Il faut dire que nous étions dubitatifs, quand nous nous sommes aperçus que la marque de glace Magnum avait choisi comme égérie musicale la jeune DJette pour illustrer leur campagne de pub. On doit même honteusement avoué que nous n’étions pas convaincus du talent de la dernière, les algorithmes s’affolant autour de sa personne en nous envoyant des extraits où celle-ci joue de ses (incontestables) avantages physique et vocal lors de DJ sets survoltés.
Bref, le vieux publicitaire en nous se disait que le choix était osé, tant la deep house, bien que connaissant un renouveau notable chez les jeunes depuis bientôt dix ans, reste un endroit quelque peu emmuré du grand public, loin derrière la (certes, électro) pop ou le rap ratissant les majeures parts du gâteau. On doute encore que le choix ait été lucratif pour la marque, préférant opter pour son image de glace de choix plutôt qu’une familiale. Mais si cela a profité à quelqu’un, c’est bien à Peggy Gou, l’éclairage fait sur elle. Et c’est tant mieux.

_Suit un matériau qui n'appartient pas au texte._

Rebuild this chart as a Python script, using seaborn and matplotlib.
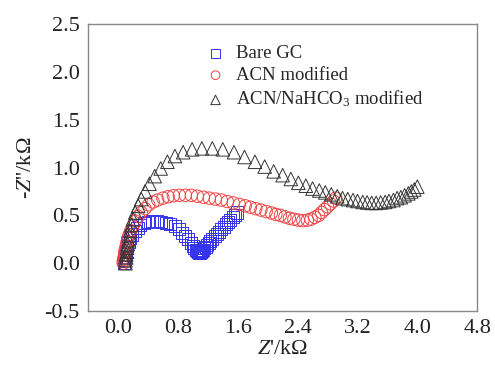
import numpy as np
import pandas as pd
import matplotlib
matplotlib.use("Agg")
import matplotlib.pyplot as plt
import seaborn as sns
from matplotlib.ticker import MultipleLocator

# --- Nyquist data (kOhm) ---
bare_x = [0.08, 0.08, 0.09, 0.10, 0.11, 0.12, 0.14, 0.16, 0.19, 0.22, 0.26, 0.30, 0.35, 0.40,
          0.46, 0.52, 0.58, 0.64, 0.70, 0.76, 0.81, 0.86, 0.90, 0.94, 0.97, 1.00, 1.02, 1.04,
          1.06, 1.07, 1.08, 1.09, 1.10, 1.11, 1.12, 1.13, 1.15, 1.17, 1.19, 1.21, 1.23, 1.26,
          1.29, 1.32, 1.35, 1.38, 1.41, 1.44, 1.47, 1.50, 1.53, 1.56, 1.59]
bare_y = [0.00, 0.03, 0.06, 0.10, 0.14, 0.18, 0.22, 0.26, 0.30, 0.34, 0.37, 0.40, 0.42, 0.435,
          0.44, 0.44, 0.435, 0.425, 0.41, 0.385, 0.355, 0.32, 0.285, 0.25, 0.215, 0.185, 0.16, 0.14,
          0.125, 0.115, 0.11, 0.11, 0.115, 0.12, 0.13, 0.14, 0.155, 0.17, 0.19, 0.21, 0.23, 0.255,
          0.28, 0.305, 0.33, 0.355, 0.38, 0.405, 0.43, 0.455, 0.48, 0.505, 0.53]

acn_x = [0.07, 0.07, 0.08, 0.08, 0.09, 0.09, 0.10, 0.11, 0.12, 0.13, 0.15, 0.17, 0.20, 0.23,
         0.27, 0.31, 0.36, 0.41, 0.47, 0.53, 0.60, 0.67, 0.74, 0.82, 0.90, 0.98, 1.06, 1.14,
         1.22, 1.30, 1.38, 1.46, 1.54, 1.62, 1.70, 1.77, 1.84, 1.91, 1.98, 2.05, 2.11, 2.17,
         2.23, 2.29, 2.35, 2.41, 2.47, 2.53, 2.58, 2.63, 2.68, 2.72, 2.76, 2.80, 2.84, 2.88, 2.91]
acn_y = [0.00, 0.02, 0.04, 0.06, 0.09, 0.12, 0.15, 0.18, 0.22, 0.26, 0.30, 0.34, 0.39, 0.44,
         0.49, 0.53, 0.57, 0.61, 0.64, 0.66, 0.68, 0.695, 0.705, 0.71, 0.71, 0.71, 0.70, 0.69,
         0.68, 0.67, 0.66, 0.645, 0.63, 0.615, 0.60, 0.585, 0.57, 0.555, 0.54, 0.525, 0.51, 0.50,
         0.485, 0.47, 0.46, 0.45, 0.445, 0.45, 0.46, 0.48, 0.50, 0.53, 0.56, 0.59, 0.62, 0.65, 0.68]

nahco3_x = [0.10, 0.10, 0.11, 0.11, 0.12, 0.12, 0.13, 0.14, 0.15, 0.16, 0.18, 0.20, 0.23, 0.27,
            0.31, 0.36, 0.42, 0.49, 0.57, 0.66, 0.76, 0.87, 0.99, 1.12, 1.26, 1.40, 1.55, 1.69,
            1.83, 1.96, 2.08, 2.20, 2.31, 2.41, 2.51, 2.60, 2.69, 2.77, 2.85, 2.93, 3.00, 3.07,
            3.14, 3.20, 3.27, 3.33, 3.39, 3.45, 3.51, 3.57, 3.62, 3.68, 3.73, 3.78, 3.83, 3.88,
            3.92, 3.96, 4.00]
nahco3_y = [0.00, 0.03, 0.06, 0.09, 0.12, 0.16, 0.20, 0.24, 0.29, 0.34, 0.40, 0.46, 0.53, 0.60,
            0.67, 0.75, 0.83, 0.91, 0.99, 1.06, 1.12, 1.16, 1.19, 1.20, 1.20, 1.19, 1.16, 1.11,
            1.06, 1.01, 0.96, 0.92, 0.88, 0.84, 0.81, 0.78, 0.76, 0.74, 0.72, 0.70, 0.68, 0.67,
            0.66, 0.65, 0.64, 0.635, 0.63, 0.63, 0.635, 0.64, 0.65, 0.66, 0.68, 0.69, 0.71, 0.73,
            0.75, 0.77, 0.80]

series = [
    ("Bare GC", bare_x, bare_y, "s", "#3333ee", 75),
    ("ACN modified", acn_x, acn_y, "o", "#ee4444", 80),
    ("ACN/NaHCO$_3$ modified", nahco3_x, nahco3_y, "^", "#333333", 95),
]

sns.set_style("white")
plt.rcParams["font.family"] = ["Liberation Serif", "DejaVu Serif"]
plt.rcParams["mathtext.fontset"] = "custom"
plt.rcParams["mathtext.rm"] = "Liberation Serif"
plt.rcParams["mathtext.it"] = "Liberation Serif:italic"

fig = plt.figure(figsize=(4.95, 3.69), dpi=100)
ax = fig.add_axes([0.178, 0.157, 0.786, 0.778])

for label, xs, ys, mk, col, size in series:
    df = pd.DataFrame({"x": xs, "y": ys})
    sns.scatterplot(data=df, x="x", y="y", ax=ax, marker=mk, s=size,
                    facecolors="none", edgecolor=col, color=col,
                    linewidth=0.7, label=label, legend=False)

ax.set_xlim(-0.4, 4.8)
ax.set_ylim(-0.5, 2.5)
ax.xaxis.set_minor_locator(MultipleLocator(0.4))
ax.yaxis.set_minor_locator(MultipleLocator(0.25))
ax.set_xticks([0.0, 0.8, 1.6, 2.4, 3.2, 4.0, 4.8])
ax.set_xticklabels(["0.0", "0.8", "1.6", "2.4", "3.2", "4.0", "4.8"])
ax.set_yticks([-0.5, 0.0, 0.5, 1.0, 1.5, 2.0, 2.5])
ax.set_yticklabels(["-0.5", "0.0", "0.5", "1.0", "1.5", "2.0", "2.5"])

ax.tick_params(which="both", direction="in", colors="#888888", labelcolor="#222222",
               labelsize=16, top=False, right=False)
ax.tick_params(which="major", length=5, width=0.8, pad=6)
ax.tick_params(which="minor", length=3, width=0.8)
for sp in ax.spines.values():
    sp.set_color("#888888")
    sp.set_linewidth(1.0)

ax.set_xlabel("$Z$'/k\u03a9", fontsize=16, labelpad=1, color="#222222")
ax.set_ylabel("-$Z$''/k\u03a9", fontsize=16, labelpad=6, color="#222222")

leg = ax.legend(loc="upper left", bbox_to_anchor=(0.26, 0.985), frameon=False,
                fontsize=13.5, markerscale=0.7, handletextpad=0.6, labelspacing=0.25,
                handlelength=1.0)

fig.savefig("out.png", dpi=100)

Non pas que la vitrine publicitaire est « fait » ce morceau, du tout du tout. Mais peut-être l’a-t’elle inconsciemment cheminée vers une deep house qui, par chance et bonne intelligence, pourrait passer en dehors des fenêtres de la « maison », pour se transformer en tube, en hymne estival. Et cela pourrait être le cas ici, tant les internets murmuraient sa venue avant même son officialisation. (It Goes Like) Nanana est d’une force de frappe fatale. C’est irrésistible ; léger et goûteux ; superficiel en profondeur ; idiotement pop, mais d’une belle, intelligente idiotie, celle sans abrutissement. D’une euphorie à vous dessiner un sourire. Pour ceux qui vomiraient ce genre de titre, pensez le comme un acte de résistance : la présence d’un tel titre au hit-parade, aux dépens d’un énième titre de fatigante trap ou de reggaeton sériel, c’est annuler l’entreprise d’enlaidissement général du monde ; tout du moins, le ralentir.

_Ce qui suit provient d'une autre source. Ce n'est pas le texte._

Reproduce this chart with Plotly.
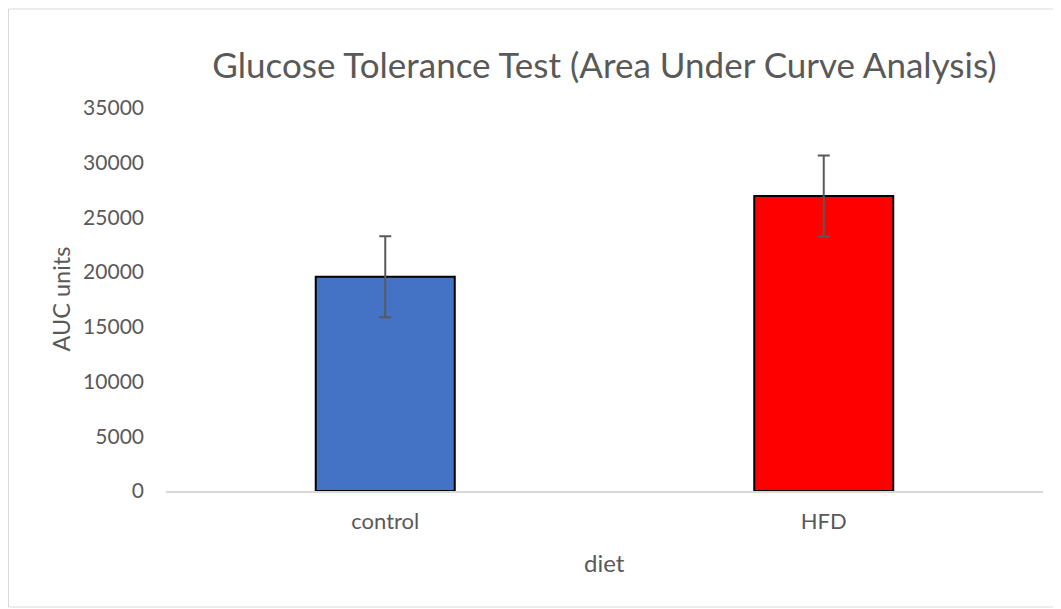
import plotly.graph_objects as go

categories = ["control", "HFD"]
auc_values = [19580, 26950]
auc_errors = [3700, 3720]
bar_colors = ["#4472C4", "#FF0000"]
y_tick_values = [0, 5000, 10000, 15000, 20000, 25000, 30000, 35000]

# The page body has an 8px margin, so figure coordinates = page coordinates - 8
OFF = 8
W, H = 1061 - OFF, 609 - OFF
L, R, T = 166 - OFF, 18, 108 - OFF
B = H - (491 - OFF)
pw = W - L - R
ph = H - T - B

def px_x(page_x):
    return (page_x - OFF - L) / pw

def px_y(page_y):
    return (H - B - (page_y - OFF)) / ph

FONT = "Lato"
GRAY = "#595959"

fig = go.Figure()
fig.add_trace(go.Bar(
    x=categories,
    y=auc_values,
    marker=dict(color=bar_colors, line=dict(color="black", width=2)),
    error_y=dict(type="data", array=auc_errors, visible=True,
                 color=GRAY, thickness=2, width=6),
    showlegend=False,
))

fig.update_layout(
    width=W, height=H, autosize=False,
    margin=dict(l=L, r=R, t=T, b=B),
    plot_bgcolor="white", paper_bgcolor="white",
    bargap=0.683,
    font=dict(family=FONT, color=GRAY),
    title=dict(text="Glucose Tolerance Test (Area Under Curve Analysis)",
               x=0.5, xref="paper", xanchor="center",
               y=1 - (66 - OFF) / H, yref="container", yanchor="middle",
               font=dict(family=FONT, size=35, color=GRAY)),
    xaxis=dict(showgrid=False, zeroline=False, showline=True,
               linecolor="#D9D9D9", linewidth=2,
               ticks="", ticklabelstandoff=10,
               tickfont=dict(family=FONT, size=22, color=GRAY)),
    yaxis=dict(range=[0, 35000], tickvals=y_tick_values, tickformat="d",
               showgrid=False, zeroline=False, showline=False,
               ticks="", ticklabelstandoff=21,
               tickfont=dict(family=FONT, size=21, color=GRAY)),
    annotations=[
        dict(text="AUC units", x=px_x(60), y=0.5, xref="paper", yref="paper",
             textangle=-90, showarrow=False, xanchor="center", yanchor="middle",
             font=dict(family=FONT, size=23.5, color=GRAY)),
        dict(text="diet", x=0.5, y=px_y(562), xref="paper", yref="paper",
             showarrow=False, xanchor="center", yanchor="middle",
             font=dict(family=FONT, size=24, color=GRAY)),
    ],
    shapes=[
        dict(type="rect", xref="paper", yref="paper",
             x0=px_x(8.5), x1=px_x(1075), y0=px_y(607), y1=px_y(9),
             line=dict(color="#D9D9D9", width=1), fillcolor="rgba(0,0,0,0)",
             layer="below"),
    ],
)

fig.write_html("out.html")
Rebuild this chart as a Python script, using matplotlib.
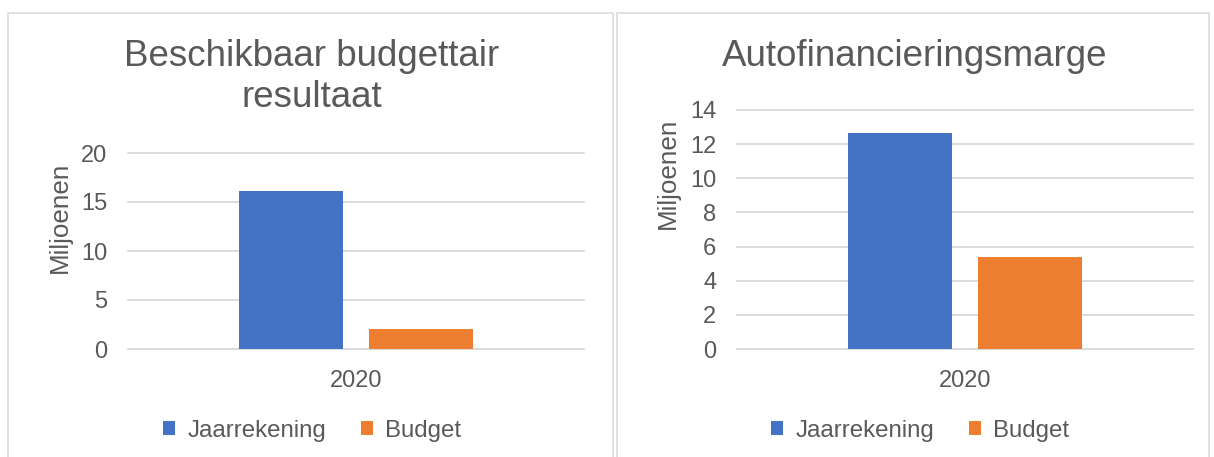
import numpy as np
import matplotlib.pyplot as plt
from matplotlib.patches import Rectangle

plt.rcParams['font.family'] = ['Liberation Sans', 'DejaVu Sans']

categories = ['2020']
series_names = ['Jaarrekening', 'Budget']

# left chart (millions)
bbr_jaarrekening = [16.1]
bbr_budget = [2.05]
bbr_ticks = [0, 5, 10, 15, 20]

# right chart (millions)
afm_jaarrekening = [12.64]
afm_budget = [5.40]
afm_ticks = [0, 2, 4, 6, 8, 10, 12, 14]

blue = '#4472C4'
orange = '#ED7D31'
txt = '#595959'
grid = '#D9D9D9'

W, H = 1214, 457
fig = plt.figure(figsize=(W / 100, H / 100), dpi=100)


def px_rect(x0, x1, ytop, ybot):
    return [x0 / W, 1 - ybot / H, (x1 - x0) / W, (ybot - ytop) / H]


# panel borders
for x0, x1 in [(8, 613), (617, 1209)]:
    fig.patches.append(Rectangle((x0 / W, -0.1), (x1 - x0) / W, 1.1 - 13 / H,
                                 transform=fig.transFigure, fill=False,
                                 edgecolor=grid, linewidth=1.1))


def draw(rect, jaar, budget, ticks, title, title_xy, label_xy, legend_x):
    ax = fig.add_axes(rect)
    x = np.arange(len(categories))
    w = 0.226
    ax.bar(x - 0.1425, jaar, w, color=blue, label=series_names[0], zorder=3)
    ax.bar(x + 0.1425, budget, w, color=orange, label=series_names[1], zorder=3)
    ax.set_xlim(-0.5, 0.5)
    ax.set_ylim(ticks[0], ticks[-1])
    ax.set_yticks(ticks)
    ax.set_xticks(x)
    ax.set_xticklabels(categories)
    for s in ax.spines.values():
        s.set_visible(False)
    ax.grid(axis='y', color=grid, linewidth=1.3, zorder=0)
    ax.tick_params(length=0, labelsize=17, labelcolor=txt, pad=15)
    ax.set_axisbelow(True)
    # keep the top/bottom gridlines from being clipped
    for gl in ax.get_ygridlines():
        gl.set_clip_on(False)

    # baseline of the last title line
    fig.text(title_xy[0] / W, 1 - title_xy[1] / H, title, ha='center',
             va='baseline', fontsize=26.5, color=txt, linespacing=1.22)
    fig.text(label_xy[0] / W, 1 - label_xy[1] / H, 'Miljoenen', rotation=90,
             rotation_mode='anchor', ha='center', va='baseline',
             fontsize=18.7, color=txt)
    ax.legend(loc='center', bbox_to_anchor=(legend_x / W, 1 - 430.5 / H),
              bbox_transform=fig.transFigure, ncol=2, frameon=False,
              fontsize=17.3, labelcolor=txt, handlelength=0.5,
              handleheight=0.5, handletextpad=0.5, columnspacing=1.45)
    return ax


draw(px_rect(128, 584, 153, 349), bbr_jaarrekening, bbr_budget, bbr_ticks,
     'Beschikbaar budgettair\nresultaat', (312, 107), (67, 217), 312)
draw(px_rect(737, 1193, 110, 349), afm_jaarrekening, afm_budget, afm_ticks,
     'Autofinancieringsmarge', (915, 66), (675, 173), 920)

fig.savefig('out.png', dpi=100)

Tout comme le récent Miracles de Calvin Harris et Ellie Goulding, Peggy Gou pioche et cite victorieusement, éhontément les années 90 et leur légèreté : are the 90’s, the new 80’s? Don’t think so, la décennie 90 étant un peu moins riche que la précédente en fesses (et) en fêtes, quoique, sur ce point, cela se discute… L’inconscient collectif en a décidé autrement, mais le cadran festif pourrait changer, se déplacer d’une décade. Dans (It Goes Like) Nanana, on entend aussi bien l’énergie de Gat Decor que les notes bizzaroïdes du 9PM (Till I Come) d’ATB, mais aussi, dans les paroles et non la musicalité, un brin d’eurodance, la remembrance du Around The World (La La La La La) d’ATC, probablement. On perçoit l’optimisme et l’attente du nouveau millénaire dont les meilleures promesses ne sont jamais arrivées. Plus intéressant, l’origine de Gou, sud-corréenne, se fait aussi entendre ; comme quoi, une réappropriation n’est jamais qu’un pur copier-coller ne subissant aucune contagion de la main l’exécutant. On entend en elle la relecture asiatique des standards pop d’eurodance et de house, parsemée ici et là d’un sel n’appartenant qu’à l’Asie, une sorte de folie ne demandant qu’un épanouissement à l’air libre. Bref, à l’écoute, on ne sait plus notre âge, ni si l’on se situe dans le Rome de 1999, le Berlin en 2002 ou le Séoul de 2023, ou les trois en même temps, en ce même beau matin d’après-fêtes. Une légère brise époussette nos cheveux, et c’est merveilleux, tout bonnement merveilleux, oui ; les Nanana, inexprimables plaisirs et sensations de la vie, s’élevant sur la bâche d’un ciel bleu plage.